According to Webber, director of the Centre for Marine Sciences at The University of the West Indies, there is too much at risk for the environment and for public health.

“I don’t agree with delaying the ban at all – for the sake of the nature of the material and how easily it becomes irretrievable. Styrofoam fragments very easily, and so it becomes micro-plastics even faster than the other less easily fragmented plastics. So, for example, we were on Refuge Cay a couple Mondays ago and there were a lot of small fragments of styrofoam all over the cay, and this is despite the cleaning,” she told The Gleaner.

“Also, styrene and benzene and those chemicals are not good for us. The science has not confirmed, but they are strongly suspected to be carcinogens. And so, for the sake of the potential effect on our bodies and the definite effect that you see in terms of the environment, we have to find alternatives. The more you delay, the more we relax. We have set a deadline and we should hold to it: January 2020,” she added.

Plastics have, over recent years – substantiated by several studies, including at least one that was co-authored by Webber herself – become a ballooning pollution problem for Jamaica and other islands of the Caribbean.

They cause entanglement, ingestion and starvation among some marine species, and enable the transport of invasive species and pollutants from polluted rivers to remote areas in the ocean.

Plastics pollution also presents a significant economic risk, given the negative impacts on the fisheries and tourism industries; and pose a solid waste-disposal nightmare for communities.


Eleanor Jones, who heads the Energy, Environment and Climate Change Committee of the Private Sector Organisation of Jamaica, is of a different view from Webber.

She believes an extension should be granted, having regard to the implications for the bottom line of, in particular, small and medium-size businesses and with a view to ensuring the long-term success of the ban.

“You need a substitute for it (styrofoam), but you can’t say, effective today. You don’t change people’s behaviour in two months, and an announcement is a completely different thing from a behaviour modification plan,” she said.

“We have to be ready.

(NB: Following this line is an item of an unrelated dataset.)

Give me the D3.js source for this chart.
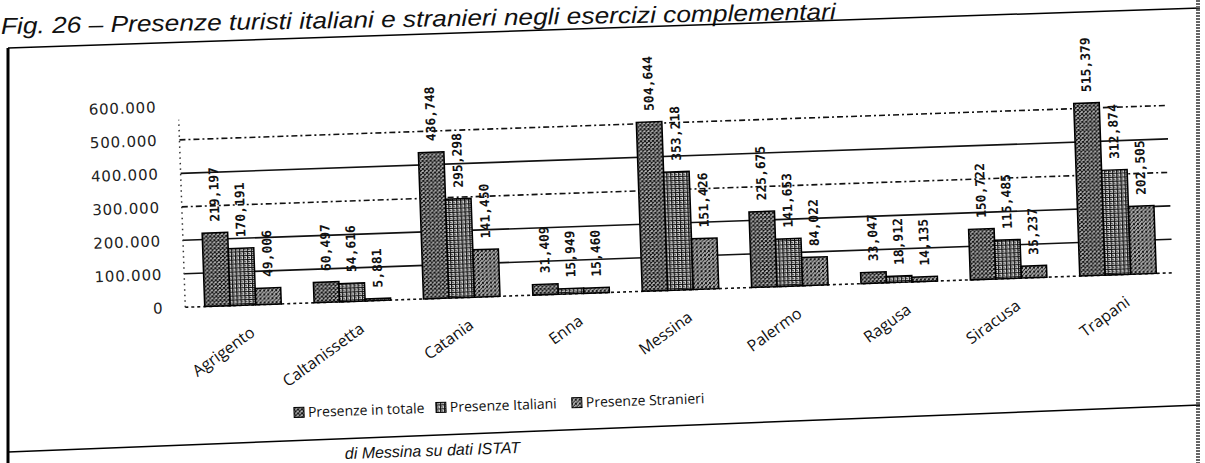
<!DOCTYPE html>
<html>
<head>
<meta charset="utf-8">
<script src="https://cdn.jsdelivr.net/npm/d3@7"></script>
<style>
  body { margin: 0; background: #fff; }
  svg { display: block; }
</style>
</head>
<body>
<div id="chart"></div>
<script>
//Chart data
const categories = ["Agrigento", "Caltanissetta", "Catania", "Enna", "Messina", "Palermo", "Ragusa", "Siracusa", "Trapani"]
const totale = [219197, 60497, 436748, 31409, 504644, 225675, 33047, 150722, 515379]
const italiani = [170191, 54616, 295298, 15949, 353218, 141653, 18912, 115485, 312874]
const stranieri = [49006, 5881, 141450, 15460, 151426, 84022, 14135, 35237, 202505]
const seriesNames = ["Presenze in totale", "Presenze Italiani", "Presenze Stranieri"]
const yTicks = [0, 100000, 200000, 300000, 400000, 500000, 600000]

const width = 1205
const height = 463

const svg = d3.select("#chart")
  .append("svg")
  .attr("width", width)
  .attr("height", height)

//Patterns that imitate the scanned textures
const defs = svg.append("defs")

const pTot = defs.append("pattern").attr("id", "pTot")
  .attr("width", 4).attr("height", 4).attr("patternUnits", "userSpaceOnUse")
pTot.append("rect").attr("width", 4).attr("height", 4).attr("fill", "#c8c8c8")
pTot.append("path").attr("d", "M0,0 L4,4 M4,0 L0,4").attr("stroke", "#111").attr("stroke-width", 1.2)

const pIta = defs.append("pattern").attr("id", "pIta")
  .attr("width", 4).attr("height", 4).attr("patternUnits", "userSpaceOnUse")
pIta.append("rect").attr("width", 4).attr("height", 4).attr("fill", "#d8d8d8")
pIta.append("path").attr("d", "M0,0.5 L4,0.5 M0.5,0 L0.5,4").attr("stroke", "#111").attr("stroke-width", 1.2)
pIta.append("path").attr("d", "M1,2 L3,3").attr("stroke", "#222").attr("stroke-width", 1)

const pStr = defs.append("pattern").attr("id", "pStr")
  .attr("width", 4).attr("height", 4).attr("patternUnits", "userSpaceOnUse")
pStr.append("rect").attr("width", 4).attr("height", 4).attr("fill", "#e0e0e0")
pStr.append("path").attr("d", "M0,4 L4,0 M0,1 L1,0 M3,4 L4,3").attr("stroke", "#111").attr("stroke-width", 1.2)
pStr.append("path").attr("d", "M0.5,2 L2,2.5").attr("stroke", "#333").attr("stroke-width", 0.8)

const fills = ["url(#pTot)", "url(#pIta)", "url(#pStr)"]

//Title (slightly tilted like the scan)
svg.append("text")
  .text("Fig. 26 – Presenze turisti italiani e stranieri negli esercizi complementari")
  .attr("x", 1)
  .attr("y", 34)
  .attr("textLength", 835)
  .attr("lengthAdjust", "spacingAndGlyphs")
  .attr("transform", "rotate(-1.0, 0, 34)")
  .style("font-family", "'Liberation Sans Narrow', 'Liberation Sans', sans-serif")
  .style("font-style", "italic")
  .style("font-size", "23px")
  .style("fill", "#111")

//Frame of the figure
svg.append("line")
  .attr("x1", 8).attr("y1", 48).attr("x2", 8).attr("y2", 463)
  .attr("stroke", "#000").attr("stroke-width", 3)
svg.append("line")
  .attr("x1", 8).attr("y1", 48).attr("x2", 1200).attr("y2", 8)
  .attr("stroke", "#000").attr("stroke-width", 1.5)
svg.append("line")
  .attr("x1", 1198).attr("y1", 0).attr("x2", 1198).attr("y2", 463)
  .attr("stroke", "#666").attr("stroke-width", 4).attr("stroke-dasharray", "2,1")
svg.append("line")
  .attr("x1", 8).attr("y1", 452).attr("x2", 1200).attr("y2", 405)
  .attr("stroke", "#000").attr("stroke-width", 1.5)

//Source line at the bottom
svg.append("text")
  .text("di Messina su dati ISTAT")
  .attr("x", 345)
  .attr("y", 459)
  .attr("transform", "rotate(-2, 345, 459)")
  .style("font-family", "'Liberation Sans', sans-serif")
  .style("font-style", "italic")
  .style("font-size", "16px")
  .style("fill", "#111")

//Chart group, rotated a little like the scanned page
const graph = svg.append("g")
  .attr("transform", "rotate(-2, 680, 290)")

const x = d3.scaleBand()
  .domain(categories)
  .range([188, 1173])
  .paddingInner(0.3)
  .paddingOuter(0.15)

const xSub = d3.scaleBand()
  .domain(d3.range(3))
  .range([0, x.bandwidth()])
  .padding(0)

const y = d3.scaleLinear()
  .domain([0, 600000])
  .range([290, 89])

const tickFormat = d3.formatLocale({ decimal: ",", thousands: ".", grouping: [3], currency: ["", "€"] }).format(",")
const labelFormat = d3.format(",")

//Y axis labels
const yAxis = d3.axisLeft(y)
  .tickValues(yTicks)
  .tickFormat(tickFormat)
  .tickSize(0)
  .tickPadding(22)

const yG = graph.append("g")
  .attr("transform", "translate(185,0)")
  .call(yAxis)
yG.select(".domain").remove()
yG.selectAll("text")
  .style("font-family", "'DejaVu Sans', sans-serif")
  .style("font-size", "15px")
  .style("letter-spacing", "0.8px")
  .style("fill", "#222")

//Grid lines: solid and dash-dot like the original
const gridStyle = { 0: "3,3", 100000: null, 200000: null, 300000: "6,3,2,3", 400000: null, 500000: "6,3,2,3" }
graph.selectAll(".grid")
  .data(yTicks.filter(d => d < 600000))
  .enter()
  .append("line")
  .attr("class", "grid")
  .attr("x1", 185)
  .attr("x2", 1173)
  .attr("y1", d => y(d))
  .attr("y2", d => y(d))
  .attr("stroke", "#111")
  .attr("stroke-width", 1.6)
  .attr("stroke-dasharray", d => gridStyle[d])

//Dotted vertical axis
graph.append("line")
  .attr("x1", 185).attr("x2", 185)
  .attr("y1", y(0)).attr("y2", y(560000))
  .attr("stroke", "#333").attr("stroke-width", 1.5)
  .attr("stroke-dasharray", "1.5,4")

//Bars
const rows = categories.map((c, i) => ({ cat: c, values: [totale[i], italiani[i], stranieri[i]] }))

const groups = graph.selectAll(".cat")
  .data(rows)
  .enter()
  .append("g")
  .attr("class", "cat")
  .attr("transform", d => "translate(" + x(d.cat) + ",0)")

groups.selectAll("rect")
  .data(d => d.values.map((v, k) => ({ v: v, k: k })))
  .enter()
  .append("rect")
  .attr("x", d => xSub(d.k))
  .attr("width", xSub.bandwidth())
  .attr("y", d => y(d.v))
  .attr("height", d => y(0) - y(d.v))
  .attr("fill", d => fills[d.k])
  .attr("stroke", "#000")
  .attr("stroke-width", 1.5)

//Value labels, written upwards above each bar
groups.selectAll(".val")
  .data(d => d.values.map((v, k) => ({ v: v, k: k })))
  .enter()
  .append("text")
  .attr("class", "val")
  .text(d => labelFormat(d.v))
  .attr("transform", d => "translate(" + (xSub(d.k) + xSub.bandwidth() / 2 + 5) + "," + (y(d.v) - 11) + ") rotate(-90)")
  .style("font-family", "'DejaVu Sans Mono', monospace")
  .style("font-weight", "bold")
  .style("font-size", "13px")
  .style("fill", "#111")

//Category labels
graph.selectAll(".catlabel")
  .data(categories)
  .enter()
  .append("text")
  .attr("class", "catlabel")
  .text(d => d)
  .attr("text-anchor", "end")
  .attr("transform", d => "translate(" + (x(d) + x.bandwidth() / 2 + 12) + "," + (y(0) + 30) + ") rotate(-34)")
  .style("font-family", "'Open Sans', sans-serif")
  .style("font-size", "16px")
  .style("fill", "#111")

//Legend
const legendX = [290, 432, 568]
const legend = graph.selectAll(".legend")
  .data(seriesNames)
  .enter()
  .append("g")
  .attr("class", "legend")
  .attr("transform", (d, i) => "translate(" + legendX[i] + ",404)")

legend.append("rect")
  .attr("width", 10).attr("height", 10)
  .attr("y", -10)
  .attr("fill", (d, i) => fills[i])
  .attr("stroke", "#000")
  .attr("stroke-width", 1)

legend.append("text")
  .text(d => d)
  .attr("x", 14)
  .style("font-family", "'Open Sans', sans-serif")
  .style("font-size", "14px")
  .style("fill", "#111")
</script>
</body>
</html>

And we don’t want to put people out of a livelihood,” added Jones, who also heads the consultancy firm Environmental Solutions Limited.

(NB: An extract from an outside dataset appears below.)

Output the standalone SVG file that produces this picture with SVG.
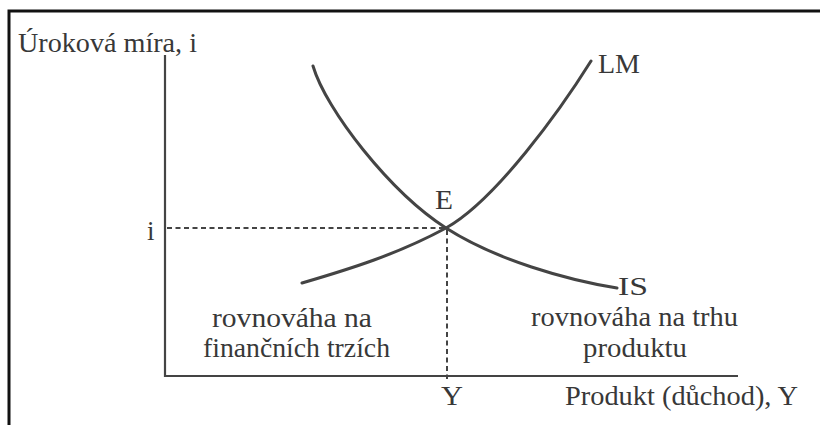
<svg xmlns="http://www.w3.org/2000/svg" width="820" height="425" viewBox="0 0 820 425">
<style>
text{font-family:"Liberation Serif","Times New Roman",serif;font-size:27px;fill:#383838}
.axis{stroke:#444;stroke-width:2.2;fill:none}
.curve{stroke:#444;stroke-width:3;fill:none;stroke-linecap:round}
.dash{stroke:#444;stroke-width:2;fill:none;stroke-dasharray:5 3.5}
.frame{stroke:#111;stroke-width:3;fill:none}
</style>
<rect width="820" height="425" fill="#fff"/>
<path class="frame" d="M9 425 V11 H820"/>
<g id="axes">
<line class="axis" x1="165" y1="55" x2="165" y2="377"/>
<line class="axis" x1="164" y1="376" x2="738" y2="376"/>
<text x="18" y="52" textLength="179" lengthAdjust="spacingAndGlyphs">Úroková míra, i</text>
<text x="565" y="405" textLength="233" lengthAdjust="spacingAndGlyphs">Produkt (důchod), Y</text>
</g>
<g id="connectors">
<line class="dash" x1="167" y1="228" x2="446" y2="228"/>
<line class="dash" x1="447" y1="230" x2="447" y2="379"/>
</g>
<g id="IS">
<path class="curve" d="M313 66 C326 110 390 192 446 228 C496 260 567 280 617 288"/>
<text x="618" y="295" style="font-size:26px" textLength="30" lengthAdjust="spacingAndGlyphs">IS</text>
</g>
<g id="LM">
<path class="curve" d="M302 283 C350 269 398 254 446 228 C496 200 561 109 591 61"/>
<text x="598" y="73" textLength="42" lengthAdjust="spacingAndGlyphs">LM</text>
</g>
<g id="E">
<text x="435" y="209" textLength="18" lengthAdjust="spacingAndGlyphs">E</text>
</g>
<g id="i-label">
<text x="147" y="240">i</text>
</g>
<g id="Y-label">
<text x="441" y="405" textLength="22" lengthAdjust="spacingAndGlyphs">Y</text>
</g>
<g id="financial-label">
<text x="212" y="327" textLength="160" lengthAdjust="spacingAndGlyphs">rovnováha na</text>
<text x="203" y="357" textLength="187" lengthAdjust="spacingAndGlyphs">finančních trzích</text>
</g>
<g id="product-label">
<text x="531" y="326" textLength="207" lengthAdjust="spacingAndGlyphs">rovnováha na trhu</text>
<text x="583" y="357" textLength="104" lengthAdjust="spacingAndGlyphs">produktu</text>
</g>
</svg>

Their comments come following news that a group of local distributors and manufacturers had written to the Government asking for a delay of the ban.

While not insensitive to the plight of small businesses that will need to move quickly to transition to more environmentally friendly options to package meals, for example, Webber insists the time is now to proceed with the ban.

“Several cities have banned styrofoam. We are not the first, and I really think if we put our minds to it, we can find alternatives,” she said.

“We have seen persons bring alternatives. Perhaps we could do something about the import duties and those things to make them cheaper for the small businesses. But we need to do it (proceed with the ban). We have a schedule. I say we stick to our guns,” added Webber, who also heads the Discovery Bay Marine Lab.